I've gotten more into graphic novels recently, which means I was quite excited to read The King of Kazoo.
It's a quirky look at a very different universe, where there are kingdoms, magic, but some teamwork and partnerships will help get everyone exactly where they need to be at the end!
Expected publication: July 26th 2016 by GRAPHIX
Format read: Finished copy via publisher
Scatterbrained Cornelius, King of Kazoo, and his intrepid daughter, Bing, explore a mysterious cave at the top of Mount Kazoo. There they discover a famous alchemist named Quaf is planning a dangerous and forbidden experiment. Now Cornelius, Bing, and the brilliant royal inventor Torq must go all out to stop Quaf before his crazy undertaking threatens the entire kingdom.
Norm Feutil takes us to Kazoo, a land where canine-like creatures run the world. Bing is the clever daughter of King Cornelius, who is starting to learn magic and find her place in the world. However, it's a constant balancing act, as she also tries to deal with her scatterbrained father.
When a mysterious tunnel appears near Mount Kazoo, it's up to Bing, royal inventor Torq and Cornelius to save the day...
The one thing that kept running through my mind while reading was that the King of Kazoo felt very reminiscent of The Emperor's New Clothes, which is not a bad thing. Because it's also a tale of learning hubris and the consequences of said hubris, but the characters learn to stand up to the behavior before it's too late.
Feutil does a nice job of showing just why the hubris displayed by King Cornelius exists, and how it's very much driven by the need for recognition, which I think many a young reader will likely understand. However, rather then indulge in Cornelius's mistakes, Feutil spends most of the book showing how there very much is a better way, as evidenced by daughter Bing's pursuit of magic and gentle understanding of the common man, and Torq's inventions.
The mystery of the Mount Kazoo tunnel is entertaining, and Feutil deftly includes a few other lessons as the trio seek to solve the mystery. I especially liked the reminder that though it's scary, it always pays off to tell the truth, especially as the trio face off against a society of larger-than-life frogs.
Where the book really shines though, is the understanding that teamwork is often the best solution to solve challenging (and timely!) situations, especially as Cornelius learns that he can't always be the star.

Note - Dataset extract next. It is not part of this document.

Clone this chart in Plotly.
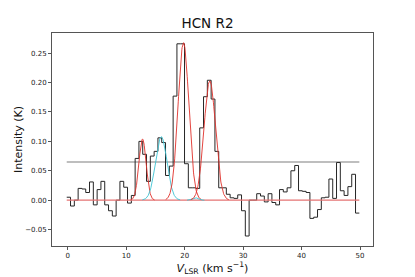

Though the ending felt a tad abrupt, it's overall a very worthwhile story.
With bright graphics and anamorphic animals, this is a great book for younger readers.
Feuti has crafted an intelligent and entertaining story about hubris in leadership, and the importance of teamwork in solving complex and challenging situations. This is the type of graphic novel that will inspire young readers to think deeply about how they can work cooperatively in a team, and the type of people that they shouldn't learn to emulate.
It's growth in novels at its best. Highly recommend for younger readers all around.